The Committee notes that there is disagreement with regard to the events in 2014, since the Government claims in its report that recourse to arbitration in 2014 was voluntarily agreed upon by the parties, whereas the Employer members denounced before the Conference Committee, just like the IOE and MEF in their observations, that in 2014 the Government referred a dispute to compulsory arbitration during a strike in the sugar sector. The Committee observes, however, that, with respect to 2012, both social partners stated before the Conference Committee that the Government had interfered in collective bargaining and referred the dispute to compulsory arbitration in the context of an imminent strike in the sugar sector, and that the Government did not challenge this allegation. The Committee recalls that the imposition of a compulsory arbitration procedure if the parties do not reach agreement on a draft collective agreement through collective bargaining is incompatible with the voluntary nature of collective bargaining and raises problems in relation to the application of Convention No. 98. The Committee recalls that recourse to compulsory arbitration to bring an end to a collective labour dispute in the private sector is acceptable in conflicts in essential services in the strict sense of the term (that is, services the interruption of which would endanger the life, personal safety or health of the whole or part of the population) or in situations of acute national or local crisis. Noting that regard must be had to the particular circumstances prevailing in a country, the Committee considers that, at the time of recourse to compulsory arbitration in the sugar sector, there has been no clear and imminent threat to the life, personal safety or health of the whole or part of the population, and that the sector does thus not constitute an essential service within the strict sense of the term.
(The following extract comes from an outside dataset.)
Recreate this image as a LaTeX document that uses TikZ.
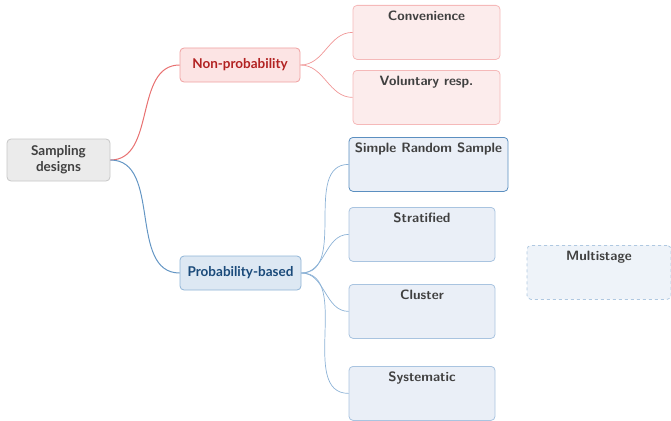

Considering that recourse to public authorities like the NRB should be voluntary, the Committee firmly hopes that, in the future, the Government will make every effort to refrain from having recourse to compulsory arbitration with the effect of bringing to an end collective labour disputes in the sugar sector, and that in any event it will give priority to collective bargaining of a voluntary nature as the means of determining terms and conditions of employment in that sector. Finally, noting the Government’s indication that it has taken due note of the conclusions of the Conference Committee and that it undertakes to consider to the extent possible, in the context of the labour law review currently being carried out in consultation with employers’ and workers’ organizations, how best to encourage and promote the full development of collective bargaining, the Committee requests the Government to provide information on any developments in this respect.
The Committee reminds the Government that if it so wishes it may take advantage of ILO technical assistance in relation to the issues raised in this observation.
[The Government is asked to reply in detail to the present comments in 2016.]